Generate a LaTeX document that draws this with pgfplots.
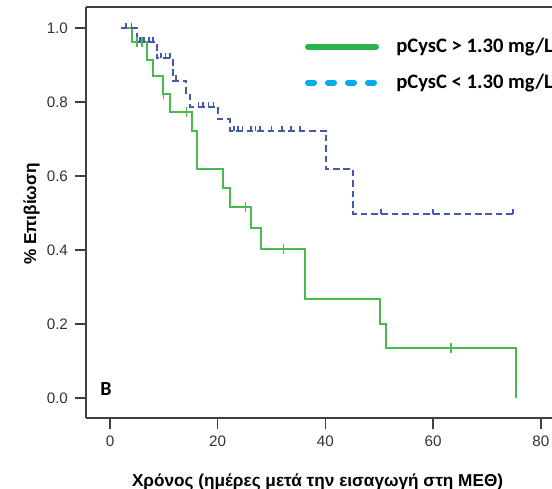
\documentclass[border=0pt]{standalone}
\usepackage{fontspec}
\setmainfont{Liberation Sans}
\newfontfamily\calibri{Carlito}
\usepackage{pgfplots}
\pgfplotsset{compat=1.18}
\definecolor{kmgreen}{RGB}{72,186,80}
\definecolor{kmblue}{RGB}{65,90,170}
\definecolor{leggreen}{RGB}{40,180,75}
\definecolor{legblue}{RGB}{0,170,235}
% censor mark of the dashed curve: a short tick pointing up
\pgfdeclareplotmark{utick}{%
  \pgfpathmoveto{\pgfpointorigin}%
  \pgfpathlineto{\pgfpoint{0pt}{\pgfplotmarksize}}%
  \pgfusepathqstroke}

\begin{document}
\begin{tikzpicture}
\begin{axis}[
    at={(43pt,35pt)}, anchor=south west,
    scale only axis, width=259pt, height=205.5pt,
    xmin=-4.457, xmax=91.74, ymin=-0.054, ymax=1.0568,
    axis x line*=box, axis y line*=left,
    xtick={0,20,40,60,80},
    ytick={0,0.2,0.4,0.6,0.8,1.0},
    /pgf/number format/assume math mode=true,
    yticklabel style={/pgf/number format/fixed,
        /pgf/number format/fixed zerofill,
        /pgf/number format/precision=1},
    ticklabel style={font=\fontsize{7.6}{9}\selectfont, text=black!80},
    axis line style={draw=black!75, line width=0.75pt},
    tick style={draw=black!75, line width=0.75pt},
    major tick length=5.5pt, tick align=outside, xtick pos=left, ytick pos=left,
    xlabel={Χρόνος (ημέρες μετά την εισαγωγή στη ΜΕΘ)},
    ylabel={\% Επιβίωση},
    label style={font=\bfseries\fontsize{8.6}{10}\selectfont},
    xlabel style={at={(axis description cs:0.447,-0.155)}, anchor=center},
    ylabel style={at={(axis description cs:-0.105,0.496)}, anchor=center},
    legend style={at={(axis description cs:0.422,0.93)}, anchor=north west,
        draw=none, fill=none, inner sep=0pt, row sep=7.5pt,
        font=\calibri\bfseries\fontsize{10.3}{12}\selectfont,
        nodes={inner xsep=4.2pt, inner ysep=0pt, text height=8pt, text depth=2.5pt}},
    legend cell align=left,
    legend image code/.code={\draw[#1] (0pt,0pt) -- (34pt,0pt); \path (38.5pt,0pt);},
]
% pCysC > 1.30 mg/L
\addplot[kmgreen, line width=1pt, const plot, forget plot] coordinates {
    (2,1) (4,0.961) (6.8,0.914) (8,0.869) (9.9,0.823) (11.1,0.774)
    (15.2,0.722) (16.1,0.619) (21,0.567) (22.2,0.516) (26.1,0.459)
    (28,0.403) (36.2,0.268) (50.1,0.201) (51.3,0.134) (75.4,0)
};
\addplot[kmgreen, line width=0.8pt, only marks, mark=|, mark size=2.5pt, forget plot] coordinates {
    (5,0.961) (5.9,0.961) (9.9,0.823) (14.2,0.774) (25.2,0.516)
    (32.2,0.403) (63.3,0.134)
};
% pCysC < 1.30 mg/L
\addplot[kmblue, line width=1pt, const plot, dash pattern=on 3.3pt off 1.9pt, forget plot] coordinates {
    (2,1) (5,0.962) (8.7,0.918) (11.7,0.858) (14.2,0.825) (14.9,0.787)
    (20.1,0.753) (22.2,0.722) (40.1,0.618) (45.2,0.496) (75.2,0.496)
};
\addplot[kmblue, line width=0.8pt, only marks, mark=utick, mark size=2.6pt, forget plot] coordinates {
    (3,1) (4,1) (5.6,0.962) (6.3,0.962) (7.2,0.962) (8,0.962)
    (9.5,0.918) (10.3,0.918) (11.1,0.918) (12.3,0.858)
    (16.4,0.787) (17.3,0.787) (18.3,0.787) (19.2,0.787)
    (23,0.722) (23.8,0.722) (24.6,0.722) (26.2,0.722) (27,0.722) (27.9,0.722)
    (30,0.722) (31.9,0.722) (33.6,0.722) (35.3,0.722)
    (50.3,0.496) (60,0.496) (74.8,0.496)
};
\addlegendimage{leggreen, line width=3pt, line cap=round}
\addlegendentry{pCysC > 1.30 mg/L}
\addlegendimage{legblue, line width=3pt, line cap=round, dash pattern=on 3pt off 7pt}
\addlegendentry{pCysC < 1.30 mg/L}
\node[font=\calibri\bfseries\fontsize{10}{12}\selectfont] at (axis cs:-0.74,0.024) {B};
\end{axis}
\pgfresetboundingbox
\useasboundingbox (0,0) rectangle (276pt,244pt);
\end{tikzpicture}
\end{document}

==

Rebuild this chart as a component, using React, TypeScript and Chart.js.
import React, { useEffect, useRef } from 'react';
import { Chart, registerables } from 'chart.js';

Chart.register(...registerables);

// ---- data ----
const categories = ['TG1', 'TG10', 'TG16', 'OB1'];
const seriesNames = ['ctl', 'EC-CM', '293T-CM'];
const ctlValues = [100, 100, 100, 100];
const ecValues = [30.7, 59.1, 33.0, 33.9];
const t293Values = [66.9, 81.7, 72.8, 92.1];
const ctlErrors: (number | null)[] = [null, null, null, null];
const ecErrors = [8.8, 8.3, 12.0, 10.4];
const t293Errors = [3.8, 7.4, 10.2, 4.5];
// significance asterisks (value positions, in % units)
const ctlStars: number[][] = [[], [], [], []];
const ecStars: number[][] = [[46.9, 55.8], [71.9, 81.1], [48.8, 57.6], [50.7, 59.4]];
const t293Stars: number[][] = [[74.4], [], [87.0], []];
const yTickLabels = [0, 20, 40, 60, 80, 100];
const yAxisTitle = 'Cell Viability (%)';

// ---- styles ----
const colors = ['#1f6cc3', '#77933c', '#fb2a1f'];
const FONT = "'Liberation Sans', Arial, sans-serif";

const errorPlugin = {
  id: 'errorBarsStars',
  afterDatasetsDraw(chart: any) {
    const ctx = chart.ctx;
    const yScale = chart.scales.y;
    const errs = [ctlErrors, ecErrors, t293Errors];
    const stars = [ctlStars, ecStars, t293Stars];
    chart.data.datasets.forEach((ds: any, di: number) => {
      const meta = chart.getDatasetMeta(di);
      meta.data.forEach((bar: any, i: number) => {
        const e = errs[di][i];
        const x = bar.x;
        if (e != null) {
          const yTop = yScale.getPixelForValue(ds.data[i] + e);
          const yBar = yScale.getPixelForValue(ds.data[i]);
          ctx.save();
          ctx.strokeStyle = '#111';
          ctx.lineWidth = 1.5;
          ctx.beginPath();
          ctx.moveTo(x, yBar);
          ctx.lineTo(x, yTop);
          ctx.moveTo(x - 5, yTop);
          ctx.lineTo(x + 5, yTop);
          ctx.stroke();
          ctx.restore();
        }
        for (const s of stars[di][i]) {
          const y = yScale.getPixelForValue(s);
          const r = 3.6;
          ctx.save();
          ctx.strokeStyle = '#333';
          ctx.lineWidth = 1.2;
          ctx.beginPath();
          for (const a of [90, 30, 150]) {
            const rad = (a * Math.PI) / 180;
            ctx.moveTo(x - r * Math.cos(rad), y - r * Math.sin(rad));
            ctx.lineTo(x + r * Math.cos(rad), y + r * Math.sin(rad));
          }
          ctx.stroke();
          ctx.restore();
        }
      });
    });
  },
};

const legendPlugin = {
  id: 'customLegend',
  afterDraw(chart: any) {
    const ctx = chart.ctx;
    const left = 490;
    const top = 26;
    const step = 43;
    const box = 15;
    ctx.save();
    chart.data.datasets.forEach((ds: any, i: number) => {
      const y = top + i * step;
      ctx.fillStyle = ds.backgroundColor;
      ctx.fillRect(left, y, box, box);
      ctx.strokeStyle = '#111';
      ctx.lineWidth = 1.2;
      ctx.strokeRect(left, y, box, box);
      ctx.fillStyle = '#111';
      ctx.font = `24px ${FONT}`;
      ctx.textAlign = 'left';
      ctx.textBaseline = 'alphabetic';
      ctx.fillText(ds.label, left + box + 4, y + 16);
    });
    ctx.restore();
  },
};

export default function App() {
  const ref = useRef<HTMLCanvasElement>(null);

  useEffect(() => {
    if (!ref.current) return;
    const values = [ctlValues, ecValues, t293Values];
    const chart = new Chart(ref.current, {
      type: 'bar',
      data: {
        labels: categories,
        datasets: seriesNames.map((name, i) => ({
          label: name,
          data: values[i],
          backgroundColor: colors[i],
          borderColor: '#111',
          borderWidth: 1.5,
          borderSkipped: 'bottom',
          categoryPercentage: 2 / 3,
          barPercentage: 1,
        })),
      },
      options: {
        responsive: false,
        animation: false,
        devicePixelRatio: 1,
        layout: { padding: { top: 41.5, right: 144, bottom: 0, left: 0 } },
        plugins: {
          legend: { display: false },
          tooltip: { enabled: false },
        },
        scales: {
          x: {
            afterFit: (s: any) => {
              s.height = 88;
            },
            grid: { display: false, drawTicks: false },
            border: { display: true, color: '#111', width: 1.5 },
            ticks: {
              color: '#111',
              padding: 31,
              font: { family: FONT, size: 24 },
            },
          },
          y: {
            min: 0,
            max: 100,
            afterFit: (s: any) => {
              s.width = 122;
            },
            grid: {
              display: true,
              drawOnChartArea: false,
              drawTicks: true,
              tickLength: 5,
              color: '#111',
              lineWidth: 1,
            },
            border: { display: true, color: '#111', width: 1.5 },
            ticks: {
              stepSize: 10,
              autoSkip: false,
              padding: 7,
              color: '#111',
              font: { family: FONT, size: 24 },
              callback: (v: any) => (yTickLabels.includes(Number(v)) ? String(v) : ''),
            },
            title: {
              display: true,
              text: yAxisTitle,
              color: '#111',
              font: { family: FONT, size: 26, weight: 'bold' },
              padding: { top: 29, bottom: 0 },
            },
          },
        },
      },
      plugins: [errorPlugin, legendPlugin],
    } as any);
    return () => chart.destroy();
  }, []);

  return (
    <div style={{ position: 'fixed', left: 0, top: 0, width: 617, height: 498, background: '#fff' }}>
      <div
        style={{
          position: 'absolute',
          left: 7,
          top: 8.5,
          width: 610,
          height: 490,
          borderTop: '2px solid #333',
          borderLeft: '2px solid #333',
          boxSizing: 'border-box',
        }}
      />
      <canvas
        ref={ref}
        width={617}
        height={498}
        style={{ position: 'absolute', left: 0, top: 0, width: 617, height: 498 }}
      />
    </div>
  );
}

Do this: List the lines of the records where "React" occurs.

Response to the task:
Rebuild this chart as a component, using React, TypeScript and Chart.js.
import React, { useEffect, useRef } from 'react';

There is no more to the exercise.